— BEGIN —

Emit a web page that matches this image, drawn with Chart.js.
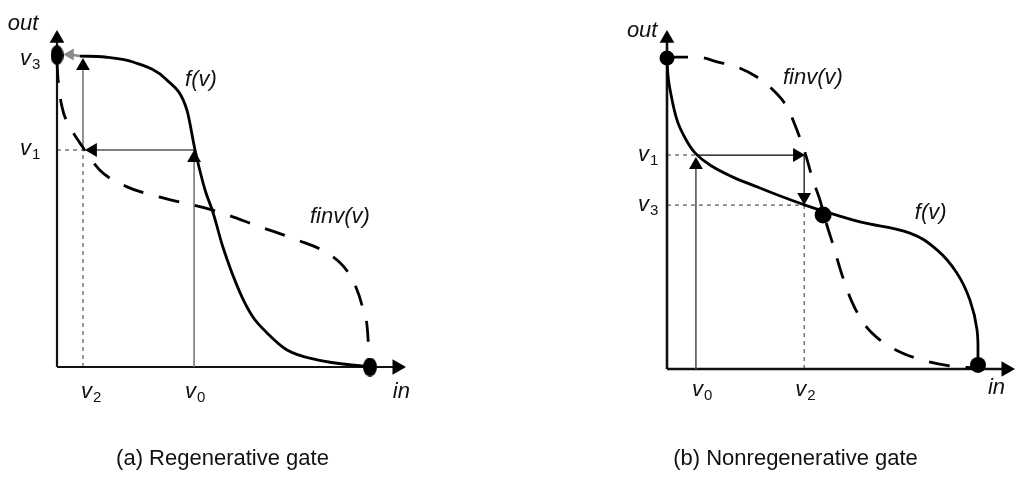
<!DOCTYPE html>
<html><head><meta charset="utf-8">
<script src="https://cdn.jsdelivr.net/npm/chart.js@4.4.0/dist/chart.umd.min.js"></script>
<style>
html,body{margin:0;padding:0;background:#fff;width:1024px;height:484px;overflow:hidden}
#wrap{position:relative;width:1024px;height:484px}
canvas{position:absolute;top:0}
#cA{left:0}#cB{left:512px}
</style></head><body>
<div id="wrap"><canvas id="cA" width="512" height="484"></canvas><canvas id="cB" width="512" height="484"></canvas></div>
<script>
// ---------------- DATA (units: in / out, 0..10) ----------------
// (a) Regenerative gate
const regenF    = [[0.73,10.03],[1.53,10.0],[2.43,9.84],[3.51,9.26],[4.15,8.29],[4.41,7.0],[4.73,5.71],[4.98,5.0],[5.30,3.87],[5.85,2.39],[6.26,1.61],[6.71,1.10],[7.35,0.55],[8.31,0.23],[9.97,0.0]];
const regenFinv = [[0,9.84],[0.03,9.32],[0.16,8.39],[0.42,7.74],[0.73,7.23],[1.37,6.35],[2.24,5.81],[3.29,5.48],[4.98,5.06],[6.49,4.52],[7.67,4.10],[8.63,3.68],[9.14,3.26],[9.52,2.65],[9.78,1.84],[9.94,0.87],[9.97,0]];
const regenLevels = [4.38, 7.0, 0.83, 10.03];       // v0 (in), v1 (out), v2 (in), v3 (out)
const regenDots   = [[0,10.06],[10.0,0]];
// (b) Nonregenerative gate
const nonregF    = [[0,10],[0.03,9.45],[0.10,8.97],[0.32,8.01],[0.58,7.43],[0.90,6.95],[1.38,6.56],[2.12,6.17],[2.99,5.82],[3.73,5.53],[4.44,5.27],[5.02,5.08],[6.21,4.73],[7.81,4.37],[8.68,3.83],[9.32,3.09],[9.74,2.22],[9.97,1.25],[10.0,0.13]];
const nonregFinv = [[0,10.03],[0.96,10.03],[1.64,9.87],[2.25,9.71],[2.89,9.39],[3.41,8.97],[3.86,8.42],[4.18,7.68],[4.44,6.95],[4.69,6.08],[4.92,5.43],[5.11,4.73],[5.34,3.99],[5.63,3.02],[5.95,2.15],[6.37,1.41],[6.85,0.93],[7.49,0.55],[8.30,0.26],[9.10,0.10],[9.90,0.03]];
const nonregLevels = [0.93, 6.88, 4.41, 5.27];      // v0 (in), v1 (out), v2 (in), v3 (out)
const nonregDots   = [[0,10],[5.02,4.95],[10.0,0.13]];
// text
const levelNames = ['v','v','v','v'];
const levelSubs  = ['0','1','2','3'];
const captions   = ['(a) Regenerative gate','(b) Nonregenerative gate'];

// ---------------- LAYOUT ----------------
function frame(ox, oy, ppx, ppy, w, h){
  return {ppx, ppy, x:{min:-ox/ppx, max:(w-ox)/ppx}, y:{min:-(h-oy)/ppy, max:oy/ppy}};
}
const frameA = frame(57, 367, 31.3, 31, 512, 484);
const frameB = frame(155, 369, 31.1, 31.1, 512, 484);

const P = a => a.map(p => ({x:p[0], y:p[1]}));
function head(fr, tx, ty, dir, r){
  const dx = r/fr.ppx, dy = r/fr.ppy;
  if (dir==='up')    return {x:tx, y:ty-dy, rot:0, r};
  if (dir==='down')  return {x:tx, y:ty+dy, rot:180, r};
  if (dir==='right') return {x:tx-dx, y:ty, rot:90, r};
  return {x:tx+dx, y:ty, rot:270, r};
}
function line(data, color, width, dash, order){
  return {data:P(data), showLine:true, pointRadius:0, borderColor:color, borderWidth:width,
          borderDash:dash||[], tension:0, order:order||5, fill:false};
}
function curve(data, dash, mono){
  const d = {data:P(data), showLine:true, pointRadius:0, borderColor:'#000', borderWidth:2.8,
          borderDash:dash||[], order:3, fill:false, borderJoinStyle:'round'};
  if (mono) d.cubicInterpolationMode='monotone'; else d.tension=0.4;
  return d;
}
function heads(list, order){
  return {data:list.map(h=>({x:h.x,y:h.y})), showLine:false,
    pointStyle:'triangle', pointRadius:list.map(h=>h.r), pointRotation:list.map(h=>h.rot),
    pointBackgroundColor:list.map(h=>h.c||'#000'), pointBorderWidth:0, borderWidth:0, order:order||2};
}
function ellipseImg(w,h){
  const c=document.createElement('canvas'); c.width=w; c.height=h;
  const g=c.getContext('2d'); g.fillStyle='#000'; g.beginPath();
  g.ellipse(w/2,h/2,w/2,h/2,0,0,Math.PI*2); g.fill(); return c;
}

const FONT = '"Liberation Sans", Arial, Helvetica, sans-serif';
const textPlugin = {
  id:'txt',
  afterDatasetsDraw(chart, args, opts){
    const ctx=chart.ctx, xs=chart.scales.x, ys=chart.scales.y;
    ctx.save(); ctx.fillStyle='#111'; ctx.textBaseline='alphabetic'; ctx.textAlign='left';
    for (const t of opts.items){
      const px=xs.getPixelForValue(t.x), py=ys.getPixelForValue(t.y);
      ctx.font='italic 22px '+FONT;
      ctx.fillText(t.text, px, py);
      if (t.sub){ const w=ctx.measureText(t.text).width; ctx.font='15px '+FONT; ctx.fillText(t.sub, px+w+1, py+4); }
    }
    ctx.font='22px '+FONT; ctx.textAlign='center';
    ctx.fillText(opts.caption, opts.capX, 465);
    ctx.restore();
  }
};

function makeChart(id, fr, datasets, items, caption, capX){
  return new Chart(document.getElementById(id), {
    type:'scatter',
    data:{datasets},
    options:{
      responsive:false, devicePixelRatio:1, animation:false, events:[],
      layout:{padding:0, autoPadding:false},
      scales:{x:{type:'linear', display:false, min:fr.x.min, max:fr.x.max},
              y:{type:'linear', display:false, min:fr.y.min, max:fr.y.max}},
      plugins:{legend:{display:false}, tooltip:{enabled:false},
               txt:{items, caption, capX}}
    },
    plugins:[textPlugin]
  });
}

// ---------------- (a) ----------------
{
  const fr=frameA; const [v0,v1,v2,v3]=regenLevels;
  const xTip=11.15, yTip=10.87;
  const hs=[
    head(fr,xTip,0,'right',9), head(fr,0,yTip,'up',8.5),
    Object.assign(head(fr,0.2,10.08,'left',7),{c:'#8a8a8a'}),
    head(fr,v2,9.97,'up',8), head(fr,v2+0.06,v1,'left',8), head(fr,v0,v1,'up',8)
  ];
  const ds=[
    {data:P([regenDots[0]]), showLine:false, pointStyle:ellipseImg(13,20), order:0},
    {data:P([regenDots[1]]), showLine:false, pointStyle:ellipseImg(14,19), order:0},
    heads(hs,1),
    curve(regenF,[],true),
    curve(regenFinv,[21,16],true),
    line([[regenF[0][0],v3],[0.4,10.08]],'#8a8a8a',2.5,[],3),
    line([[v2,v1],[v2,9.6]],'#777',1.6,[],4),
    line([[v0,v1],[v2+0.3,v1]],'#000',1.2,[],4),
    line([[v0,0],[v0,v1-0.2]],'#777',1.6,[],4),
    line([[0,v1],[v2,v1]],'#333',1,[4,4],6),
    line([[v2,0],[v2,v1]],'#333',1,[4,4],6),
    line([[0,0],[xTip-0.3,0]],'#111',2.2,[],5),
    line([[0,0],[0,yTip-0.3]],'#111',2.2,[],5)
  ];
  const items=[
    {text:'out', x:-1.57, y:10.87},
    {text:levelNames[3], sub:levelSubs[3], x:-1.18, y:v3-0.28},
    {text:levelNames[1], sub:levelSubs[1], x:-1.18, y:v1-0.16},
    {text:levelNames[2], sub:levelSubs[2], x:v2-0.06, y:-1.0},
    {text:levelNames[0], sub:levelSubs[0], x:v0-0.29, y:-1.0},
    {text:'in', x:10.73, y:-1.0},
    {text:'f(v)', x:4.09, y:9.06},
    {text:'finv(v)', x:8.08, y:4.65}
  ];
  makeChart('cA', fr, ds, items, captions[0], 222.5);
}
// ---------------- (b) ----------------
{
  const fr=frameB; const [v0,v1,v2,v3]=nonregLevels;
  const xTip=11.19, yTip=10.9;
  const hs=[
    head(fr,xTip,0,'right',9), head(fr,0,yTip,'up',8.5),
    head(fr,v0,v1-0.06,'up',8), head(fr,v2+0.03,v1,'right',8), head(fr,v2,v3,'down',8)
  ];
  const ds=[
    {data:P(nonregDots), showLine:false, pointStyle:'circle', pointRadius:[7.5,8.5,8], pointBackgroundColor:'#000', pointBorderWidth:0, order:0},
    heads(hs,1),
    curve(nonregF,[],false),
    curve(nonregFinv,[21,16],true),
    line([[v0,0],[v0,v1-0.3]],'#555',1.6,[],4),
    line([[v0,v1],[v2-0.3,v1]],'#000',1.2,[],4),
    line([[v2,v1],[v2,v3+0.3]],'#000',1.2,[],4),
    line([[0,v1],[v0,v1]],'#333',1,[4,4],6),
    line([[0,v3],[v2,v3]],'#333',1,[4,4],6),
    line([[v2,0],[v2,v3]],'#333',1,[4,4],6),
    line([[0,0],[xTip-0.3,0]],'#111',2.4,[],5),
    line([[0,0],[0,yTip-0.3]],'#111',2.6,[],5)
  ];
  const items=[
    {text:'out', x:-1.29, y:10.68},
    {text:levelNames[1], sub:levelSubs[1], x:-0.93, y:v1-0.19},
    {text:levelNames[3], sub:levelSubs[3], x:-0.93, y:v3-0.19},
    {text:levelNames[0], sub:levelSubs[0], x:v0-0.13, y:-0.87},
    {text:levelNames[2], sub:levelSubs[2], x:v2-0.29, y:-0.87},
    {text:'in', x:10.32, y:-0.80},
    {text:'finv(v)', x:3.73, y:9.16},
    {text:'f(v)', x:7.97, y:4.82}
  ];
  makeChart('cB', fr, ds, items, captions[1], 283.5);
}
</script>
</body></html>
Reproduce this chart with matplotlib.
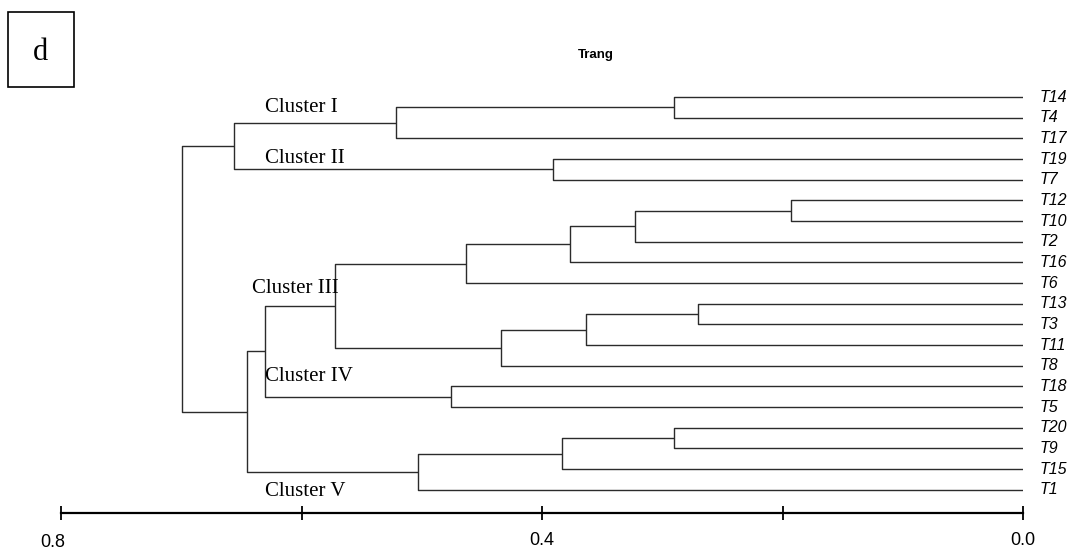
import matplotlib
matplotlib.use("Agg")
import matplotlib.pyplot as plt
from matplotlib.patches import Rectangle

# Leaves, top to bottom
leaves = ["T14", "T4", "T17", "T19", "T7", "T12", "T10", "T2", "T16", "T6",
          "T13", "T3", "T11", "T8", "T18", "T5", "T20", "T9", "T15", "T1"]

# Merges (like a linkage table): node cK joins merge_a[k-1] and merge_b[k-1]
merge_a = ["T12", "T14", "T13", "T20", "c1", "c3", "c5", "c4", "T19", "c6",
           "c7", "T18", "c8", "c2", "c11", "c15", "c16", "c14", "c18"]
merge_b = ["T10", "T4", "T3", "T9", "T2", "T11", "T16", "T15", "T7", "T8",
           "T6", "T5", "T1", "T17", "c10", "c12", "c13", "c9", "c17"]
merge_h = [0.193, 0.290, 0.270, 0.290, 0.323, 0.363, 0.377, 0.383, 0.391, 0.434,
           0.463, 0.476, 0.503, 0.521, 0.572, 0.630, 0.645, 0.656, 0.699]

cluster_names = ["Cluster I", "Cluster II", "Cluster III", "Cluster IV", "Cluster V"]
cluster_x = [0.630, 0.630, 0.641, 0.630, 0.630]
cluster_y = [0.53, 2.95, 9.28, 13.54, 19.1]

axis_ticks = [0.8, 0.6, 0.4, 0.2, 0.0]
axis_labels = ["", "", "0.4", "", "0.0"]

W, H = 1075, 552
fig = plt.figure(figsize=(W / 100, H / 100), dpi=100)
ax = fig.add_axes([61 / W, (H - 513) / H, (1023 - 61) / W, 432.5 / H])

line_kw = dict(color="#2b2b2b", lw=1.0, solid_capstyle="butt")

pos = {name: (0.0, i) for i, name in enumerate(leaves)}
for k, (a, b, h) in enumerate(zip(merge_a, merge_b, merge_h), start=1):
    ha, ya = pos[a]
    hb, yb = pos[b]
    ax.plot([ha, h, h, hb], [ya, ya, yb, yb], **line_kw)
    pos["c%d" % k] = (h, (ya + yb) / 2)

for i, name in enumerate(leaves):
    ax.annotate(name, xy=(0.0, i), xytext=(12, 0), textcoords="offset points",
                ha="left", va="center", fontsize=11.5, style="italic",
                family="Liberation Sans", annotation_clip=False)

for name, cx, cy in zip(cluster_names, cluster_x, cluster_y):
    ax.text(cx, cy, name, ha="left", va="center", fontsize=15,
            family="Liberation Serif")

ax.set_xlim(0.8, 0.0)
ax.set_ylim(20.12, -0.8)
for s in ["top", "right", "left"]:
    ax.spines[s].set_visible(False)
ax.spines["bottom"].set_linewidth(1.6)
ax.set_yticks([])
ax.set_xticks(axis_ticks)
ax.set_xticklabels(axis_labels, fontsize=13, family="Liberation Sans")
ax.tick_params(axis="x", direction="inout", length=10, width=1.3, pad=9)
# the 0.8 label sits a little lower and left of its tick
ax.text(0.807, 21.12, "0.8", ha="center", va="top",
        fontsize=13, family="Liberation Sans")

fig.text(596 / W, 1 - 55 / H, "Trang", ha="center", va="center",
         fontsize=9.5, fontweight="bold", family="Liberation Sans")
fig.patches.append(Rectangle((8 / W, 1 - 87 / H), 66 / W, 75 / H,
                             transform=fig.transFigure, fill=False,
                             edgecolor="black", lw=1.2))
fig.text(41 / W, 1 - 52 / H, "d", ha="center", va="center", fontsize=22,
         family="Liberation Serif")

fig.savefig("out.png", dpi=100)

— END —

(What needs to be done) Please quote exactly the run of lines that starts the entries and ends at the line containing "gate','(b) Nonregenerative gate'];", leaving out every picture.

(Final result)
Emit a web page that matches this image, drawn with Chart.js.
<!DOCTYPE html>
<html><head><meta charset="utf-8">
<script src="https://cdn.jsdelivr.net/npm/chart.js@4.4.0/dist/chart.umd.min.js"></script>
<style>
html,body{margin:0;padding:0;background:#fff;width:1024px;height:484px;overflow:hidden}
#wrap{position:relative;width:1024px;height:484px}
canvas{position:absolute;top:0}
#cA{left:0}#cB{left:512px}
</style></head><body>
<div id="wrap"><canvas id="cA" width="512" height="484"></canvas><canvas id="cB" width="512" height="484"></canvas></div>
<script>
// ---------------- DATA (units: in / out, 0..10) ----------------
// (a) Regenerative gate
const regenF    = [[0.73,10.03],[1.53,10.0],[2.43,9.84],[3.51,9.26],[4.15,8.29],[4.41,7.0],[4.73,5.71],[4.98,5.0],[5.30,3.87],[5.85,2.39],[6.26,1.61],[6.71,1.10],[7.35,0.55],[8.31,0.23],[9.97,0.0]];
const regenFinv = [[0,9.84],[0.03,9.32],[0.16,8.39],[0.42,7.74],[0.73,7.23],[1.37,6.35],[2.24,5.81],[3.29,5.48],[4.98,5.06],[6.49,4.52],[7.67,4.10],[8.63,3.68],[9.14,3.26],[9.52,2.65],[9.78,1.84],[9.94,0.87],[9.97,0]];
const regenLevels = [4.38, 7.0, 0.83, 10.03];       // v0 (in), v1 (out), v2 (in), v3 (out)
const regenDots   = [[0,10.06],[10.0,0]];
// (b) Nonregenerative gate
const nonregF    = [[0,10],[0.03,9.45],[0.10,8.97],[0.32,8.01],[0.58,7.43],[0.90,6.95],[1.38,6.56],[2.12,6.17],[2.99,5.82],[3.73,5.53],[4.44,5.27],[5.02,5.08],[6.21,4.73],[7.81,4.37],[8.68,3.83],[9.32,3.09],[9.74,2.22],[9.97,1.25],[10.0,0.13]];
const nonregFinv = [[0,10.03],[0.96,10.03],[1.64,9.87],[2.25,9.71],[2.89,9.39],[3.41,8.97],[3.86,8.42],[4.18,7.68],[4.44,6.95],[4.69,6.08],[4.92,5.43],[5.11,4.73],[5.34,3.99],[5.63,3.02],[5.95,2.15],[6.37,1.41],[6.85,0.93],[7.49,0.55],[8.30,0.26],[9.10,0.10],[9.90,0.03]];
const nonregLevels = [0.93, 6.88, 4.41, 5.27];      // v0 (in), v1 (out), v2 (in), v3 (out)
const nonregDots   = [[0,10],[5.02,4.95],[10.0,0.13]];
// text
const levelNames = ['v','v','v','v'];
const levelSubs  = ['0','1','2','3'];
const captions   = ['(a) Regenerative gate','(b) Nonregenerative gate'];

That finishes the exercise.